Before considering the sequence literature, I give some basic concepts to set the stage. By sequence I mean an ordered list of elements. In the present paper the sequence will always be temporal, but mathematically the underlying property is order in one dimension, so spatial sequences (e.g., the arrangement of ethnic groups along transportation lines) would also fall under the term. However, there is no assumption of real time, as opposed to symbolic time, so "sequence" includes things like the order of steps in a manufacturing process or the successive parts of a ritual, where the time involved is "artificial" in some sense. Although the order of a sequence sometimes permits ties, as with parallel processes in a manufacturing process, most often we think of sequences as discrete, single lists, as in job careers. (To be sure, as moonlighting implies, even in careers we may not have a strong order, but rather simultaneous states.) The elements of a sequence are "events," drawn from a set of all possible events in a set of sequences, the "universe of events." We can conceptualize "ties," in fact, as conjunctural events drawn from the power set of the current universe (which includes all combination of basic events), so there is no real reason to worry about the idea of a single unilinear order.

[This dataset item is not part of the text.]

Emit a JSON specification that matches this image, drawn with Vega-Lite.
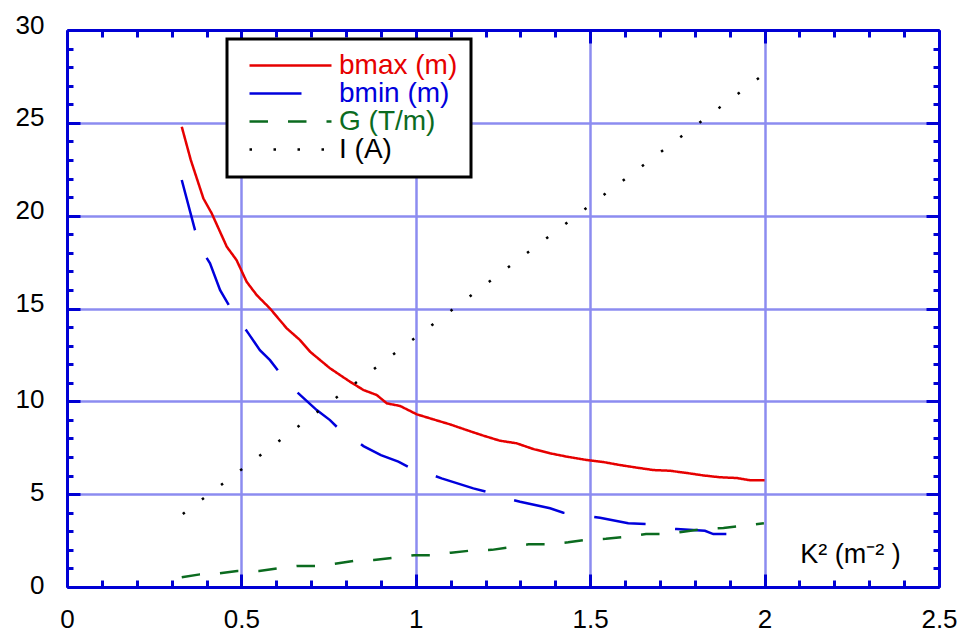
{
  "$schema": "https://vega.github.io/schema/vega-lite/v6.json",
  "width": 872,
  "height": 557,
  "autosize": {"type": "none"},
  "padding": {"left": 67, "top": 30, "right": 22, "bottom": 43},
  "background": "white",
  "config": {"view": {"stroke": null}, "font": "Liberation Sans"},
  "data": {"values": [
    {"s":"bmax (m)","k":0.329,"v":24.79},{"s":"bmax (m)","k":0.355,"v":22.99},{"s":"bmax (m)","k":0.391,"v":20.93},{"s":"bmax (m)","k":0.415,"v":20.12},{"s":"bmax (m)","k":0.458,"v":18.33},{"s":"bmax (m)","k":0.486,"v":17.61},{"s":"bmax (m)","k":0.515,"v":16.44},{"s":"bmax (m)","k":0.544,"v":15.72},{"s":"bmax (m)","k":0.582,"v":15.0},{"s":"bmax (m)","k":0.63,"v":13.93},{"s":"bmax (m)","k":0.668,"v":13.3},{"s":"bmax (m)","k":0.697,"v":12.67},{"s":"bmax (m)","k":0.754,"v":11.78},{"s":"bmax (m)","k":0.811,"v":11.06},{"s":"bmax (m)","k":0.85,"v":10.61},{"s":"bmax (m)","k":0.888,"v":10.34},{"s":"bmax (m)","k":0.917,"v":9.89},{"s":"bmax (m)","k":0.955,"v":9.75},{"s":"bmax (m)","k":1.003,"v":9.3},{"s":"bmax (m)","k":1.05,"v":9.03},{"s":"bmax (m)","k":1.098,"v":8.76},{"s":"bmax (m)","k":1.146,"v":8.45},{"s":"bmax (m)","k":1.194,"v":8.15},{"s":"bmax (m)","k":1.241,"v":7.88},{"s":"bmax (m)","k":1.289,"v":7.74},{"s":"bmax (m)","k":1.337,"v":7.43},{"s":"bmax (m)","k":1.385,"v":7.2},{"s":"bmax (m)","k":1.433,"v":7.02},{"s":"bmax (m)","k":1.49,"v":6.84},{"s":"bmax (m)","k":1.538,"v":6.73},{"s":"bmax (m)","k":1.585,"v":6.57},{"s":"bmax (m)","k":1.633,"v":6.43},{"s":"bmax (m)","k":1.681,"v":6.3},{"s":"bmax (m)","k":1.729,"v":6.26},{"s":"bmax (m)","k":1.777,"v":6.14},{"s":"bmax (m)","k":1.824,"v":6.01},{"s":"bmax (m)","k":1.872,"v":5.91},{"s":"bmax (m)","k":1.92,"v":5.87},{"s":"bmax (m)","k":1.958,"v":5.75},{"s":"bmax (m)","k":2.0,"v":5.75},
    {"s":"bmin (m)","k":0.329,"v":21.92},{"s":"bmin (m)","k":0.367,"v":19.22},{"s":"bmin (m)","k":0.398,"v":17.79},{"s":"bmin (m)","k":0.41,"v":17.43},{"s":"bmin (m)","k":0.439,"v":15.99},{"s":"bmin (m)","k":0.467,"v":15.09},{"s":"bmin (m)","k":0.52,"v":13.66},{"s":"bmin (m)","k":0.553,"v":12.76},{"s":"bmin (m)","k":0.582,"v":12.22},{"s":"bmin (m)","k":0.611,"v":11.51},{"s":"bmin (m)","k":0.632,"v":10.97},{"s":"bmin (m)","k":0.716,"v":9.53},{"s":"bmin (m)","k":0.754,"v":8.99},{"s":"bmin (m)","k":0.783,"v":8.45},{"s":"bmin (m)","k":0.821,"v":8.0},{"s":"bmin (m)","k":0.85,"v":7.59},{"s":"bmin (m)","k":0.9,"v":7.1},{"s":"bmin (m)","k":0.95,"v":6.75},{"s":"bmin (m)","k":1.012,"v":6.15},{"s":"bmin (m)","k":1.041,"v":6.08},{"s":"bmin (m)","k":1.074,"v":5.85},{"s":"bmin (m)","k":1.165,"v":5.31},{"s":"bmin (m)","k":1.203,"v":5.13},{"s":"bmin (m)","k":1.241,"v":4.86},{"s":"bmin (m)","k":1.299,"v":4.59},{"s":"bmin (m)","k":1.385,"v":4.24},{"s":"bmin (m)","k":1.423,"v":4.0},{"s":"bmin (m)","k":1.461,"v":3.91},{"s":"bmin (m)","k":1.528,"v":3.73},{"s":"bmin (m)","k":1.609,"v":3.43},{"s":"bmin (m)","k":1.662,"v":3.39},{"s":"bmin (m)","k":1.71,"v":3.16},{"s":"bmin (m)","k":1.748,"v":3.12},{"s":"bmin (m)","k":1.829,"v":3.03},{"s":"bmin (m)","k":1.853,"v":2.85},{"s":"bmin (m)","k":1.901,"v":2.85},{"s":"bmin (m)","k":1.92,"v":2.71},{"s":"bmin (m)","k":1.963,"v":2.57},
    {"s":"G (T/m)","k":0.329,"v":0.52},{"s":"G (T/m)","k":0.381,"v":0.68},{"s":"G (T/m)","k":0.437,"v":0.74},{"s":"G (T/m)","k":0.488,"v":0.86},{"s":"G (T/m)","k":0.551,"v":0.86},{"s":"G (T/m)","k":0.604,"v":1.0},{"s":"G (T/m)","k":0.659,"v":1.13},{"s":"G (T/m)","k":0.718,"v":1.13},{"s":"G (T/m)","k":0.773,"v":1.27},{"s":"G (T/m)","k":0.826,"v":1.42},{"s":"G (T/m)","k":0.88,"v":1.45},{"s":"G (T/m)","k":0.94,"v":1.58},{"s":"G (T/m)","k":0.995,"v":1.71},{"s":"G (T/m)","k":1.047,"v":1.71},{"s":"G (T/m)","k":1.101,"v":1.85},{"s":"G (T/m)","k":1.162,"v":1.97},{"s":"G (T/m)","k":1.218,"v":2.0},{"s":"G (T/m)","k":1.27,"v":2.14},{"s":"G (T/m)","k":1.323,"v":2.3},{"s":"G (T/m)","k":1.385,"v":2.3},{"s":"G (T/m)","k":1.437,"v":2.41},{"s":"G (T/m)","k":1.492,"v":2.55},{"s":"G (T/m)","k":1.545,"v":2.6},{"s":"G (T/m)","k":1.605,"v":2.71},{"s":"G (T/m)","k":1.66,"v":2.85},{"s":"G (T/m)","k":1.712,"v":2.85},{"s":"G (T/m)","k":1.767,"v":2.98},{"s":"G (T/m)","k":1.829,"v":3.14},{"s":"G (T/m)","k":1.882,"v":3.18},{"s":"G (T/m)","k":1.941,"v":3.3},{"s":"G (T/m)","k":1.998,"v":3.43},
    {"s":"I (A)","k":0.332,"v":3.93},{"s":"I (A)","k":1.0,"v":13.45},{"s":"I (A)","k":1.552,"v":21.3},{"s":"I (A)","k":2.0,"v":27.65}
  ]},
  "layer": [
    {
      "mark": {"type": "line", "strokeWidth": 2.5},
      "encoding": {
        "x": {"field": "k", "type": "quantitative", "scale": {"domain": [0, 2.5], "nice": false, "zero": false},
          "axis": {"orient": "bottom", "values": [0,0.5,1,1.5,2,2.5],
            "format": "~g",
            "domainColor": "#0000d4", "domainWidth": 3,
            "ticks": false, "tickSize": 0,
            "grid": true, "gridColor": "#8c8cf0", "gridWidth": 2.5,
            "labelFontSize": 26, "labelColor": "black", "labelFont": "Liberation Sans", "labelPadding": 19,
            "labelFlush": false, "labelOverlap": false, "labelBound": false,
            "title": "K² (m⁻² )", "titleX": 783, "titleY": -25, "titleFontSize": 27, "titleFontWeight": "normal",
            "titleBaseline": "alphabetic", "titleColor": "black", "titleFont": "Liberation Sans"}},
        "y": {"field": "v", "type": "quantitative", "scale": {"domain": [0, 30], "nice": false},
          "axis": {"orient": "left", "values": [0,5,10,15,20,25,30],
            "format": "~g",
            "domainColor": "#0000d4", "domainWidth": 3,
            "ticks": false, "tickSize": 0,
            "grid": true, "gridColor": "#8c8cf0", "gridWidth": 2.5,
            "labelFontSize": 26, "labelColor": "black", "labelFont": "Liberation Sans", "labelPadding": 23,
            "labelOffset": {"condition": {"test": "datum.value >= 15", "value": -5}, "value": -2},
            "labelFlush": false, "labelOverlap": false, "labelBound": false,
            "title": null}},
        "color": {"field": "s", "type": "nominal",
          "scale": {"domain": ["bmax (m)", "bmin (m)", "G (T/m)", "I (A)"], "range": ["#e60000", "#0000dc", "#0b6b1f", "#000000"]},
          "legend": {"title": null, "orient": "none", "legendX": 160, "legendY": 9, "fillColor": "white", "strokeColor": "black",
            "padding": 13, "symbolType": "stroke", "symbolSize": 6724, "symbolStrokeWidth": 2.5, "clipHeight": 27,
            "symbolOffset": 8, "labelOffset": 6, "labelFontSize": 28, "labelFont": "Liberation Sans", "labelLimit": 400, "rowPadding": -2.5,
            "encode": {"labels": {"update": {"fill": {"scale": "color", "field": "value"}}}, "legend": {"update": {"strokeWidth": {"value": 3}}}}}},
        "strokeDash": {"field": "s", "type": "nominal",
          "scale": {"domain": ["bmax (m)", "bmin (m)", "G (T/m)", "I (A)"], "range": [[1, 0], [52, 30], [18.5, 20], [2.5, 21.5]]},
          "legend": {"title": null, "orient": "none", "legendX": 160, "legendY": 9, "fillColor": "white", "strokeColor": "black",
            "padding": 13, "symbolType": "stroke", "symbolSize": 6724, "symbolStrokeWidth": 2.5, "clipHeight": 27,
            "symbolOffset": 8, "labelOffset": 6, "labelFontSize": 28, "labelFont": "Liberation Sans", "labelLimit": 400, "rowPadding": -2.5,
            "encode": {"labels": {"update": {"fill": {"scale": "color", "field": "value"}}}, "legend": {"update": {"strokeWidth": {"value": 3}}}}}}
      }
    },
    {
      "mark": {"type": "line", "opacity": 0},
      "encoding": {
        "x": {"field": "k", "type": "quantitative",
          "axis": {"orient": "top", "values": [0,0.5,1,1.5,2,2.5], "labels": false, "grid": false, "title": null,
            "domainColor": "#0000d4", "domainWidth": 3, "ticks": false}},
        "y": {"field": "v", "type": "quantitative",
          "axis": {"orient": "right", "values": [0,5,10,15,20,25,30], "labels": false, "grid": false, "title": null,
            "domainColor": "#0000d4", "domainWidth": 3, "ticks": false}}
      }
    },
    {
      "mark": {"type": "line", "opacity": 0},
      "encoding": {
        "x": {"field": "k", "type": "quantitative",
          "axis": {"orient": "bottom", "offset": -13, "values": [0,0.5,1,1.5,2,2.5], "labels": false, "grid": false, "title": null, "domain": false,
            "tickColor": "#0000d4", "tickWidth": 3, "tickSize": 13}},
        "y": {"field": "v", "type": "quantitative",
          "axis": {"orient": "left", "offset": -13, "values": [0,5,10,15,20,25,30], "labels": false, "grid": false, "title": null, "domain": false,
            "tickColor": "#0000d4", "tickWidth": 3, "tickSize": 13}}
      }
    },
    {
      "mark": {"type": "line", "opacity": 0},
      "encoding": {
        "x": {"field": "k", "type": "quantitative",
          "axis": {"orient": "top", "offset": -13, "values": [0,0.5,1,1.5,2,2.5], "labels": false, "grid": false, "title": null, "domain": false,
            "tickColor": "#0000d4", "tickWidth": 3, "tickSize": 13}},
        "y": {"field": "v", "type": "quantitative",
          "axis": {"orient": "right", "offset": -13, "values": [0,5,10,15,20,25,30], "labels": false, "grid": false, "title": null, "domain": false,
            "tickColor": "#0000d4", "tickWidth": 3, "tickSize": 13}}
      }
    },
    {
      "mark": {"type": "line", "opacity": 0},
      "encoding": {
        "x": {"field": "k", "type": "quantitative",
          "axis": {"orient": "bottom", "offset": -7, "values": [0.1,0.2,0.3,0.4,0.6,0.7,0.8,0.9,1.1,1.2,1.3,1.4,1.6,1.7,1.8,1.9,2.1,2.2,2.3,2.4],
            "labels": false, "grid": false, "title": null, "domain": false,
            "tickColor": "#0000d4", "tickWidth": 3, "tickSize": 7}},
        "y": {"field": "v", "type": "quantitative",
          "axis": {"orient": "left", "offset": -6, "values": [1,2,3,4,6,7,8,9,11,12,13,14,16,17,18,19,21,22,23,24,26,27,28,29],
            "labels": false, "grid": false, "title": null, "domain": false,
            "tickColor": "#0000d4", "tickWidth": 3, "tickSize": 6}}
      }
    },
    {
      "mark": {"type": "line", "opacity": 0},
      "encoding": {
        "x": {"field": "k", "type": "quantitative",
          "axis": {"orient": "top", "offset": -7, "values": [0.1,0.2,0.3,0.4,0.6,0.7,0.8,0.9,1.1,1.2,1.3,1.4,1.6,1.7,1.8,1.9,2.1,2.2,2.3,2.4],
            "labels": false, "grid": false, "title": null, "domain": false,
            "tickColor": "#0000d4", "tickWidth": 3, "tickSize": 7}},
        "y": {"field": "v", "type": "quantitative",
          "axis": {"orient": "right", "offset": -6, "values": [1,2,3,4,6,7,8,9,11,12,13,14,16,17,18,19,21,22,23,24,26,27,28,29],
            "labels": false, "grid": false, "title": null, "domain": false,
            "tickColor": "#0000d4", "tickWidth": 3, "tickSize": 6}}
      }
    }
  ],
  "resolve": {"axis": {"x": "independent", "y": "independent"}}
}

A number of properties of sequences will be useful in the following discussion.

  • First, events in a sequence can be unique or they can repeat. A sequence in which events cannot repeat, one that samples the universe without replacement, is "non-recurrent." The length of such a sequence cannot exceed the size of the universe; it will not equal that size if certain events do not happen. A sequence in which events can repeat - that is, a sequence that samples the universe of events with replacement - is a "recurrent sequence." The length of a recurrent sequence has no limit, but is typically set by some sampling frame - a lifetime, a wave of data collection, or something similar.
  • Second, sequences can have dependence between their states. The most familiar examples of this are stochastic processes, in which the n+1th element of the sequence is some specified function of the nth or perhaps earlier elements. With a finite universe and a scalar probability of any given n+1th state after any given nth state, we have the simplest such case, the Markov process. There are of course many more complicated arrangements, particularly when the universe is infinite or continuous, as with interval-valued variables. There we may find higher-order autoregressive schemes, moving averages schemes, schemes introducing error, and so on. By contrast, there may on the other hand be minimal inter-state dependence, as in the example of the order of prayers in the Roman, Milanese, Syriac and other rites of the various Catholic churches.
  • Third, there can be varying degrees of dependence between various whole sequences. As Harrison White noted in Chains of Opportunity (1970), we sometimes have sequences in which the occurrence of an event in any one sequence prevents that occurrence in any other; there can be only one Editor of the American Journal of Sociology at once, for example. This is true in a looser form for phemonena like "upper-classness" or "working in the farm sector" where larger constraints, usually conceptualized in sociology as "constraints on the marginals," limit possibilities across sequences.
  • Fourth, sequence can be investigated either for itself or as an independent or dependent variable. Sometimes we are interested simply in the patterns in a collection of sequences. Other times we wish to know how prior event sequence affects the immediate future, as when we try to predict joblessness given prior sequence of job experiences. Still other times we wish to know what accounts for different sequences of behavior - what prior variables, for example, lead to descending spirals into criminality?

These four properties form a useful framework for analysis. In looking across the various sequence literatures, we shall see that some involve recurrent, others non-recurrent sequences. Some look for dependence within sequences, some between. Some consider sequence for itself, others for its origins, still others for its causal power.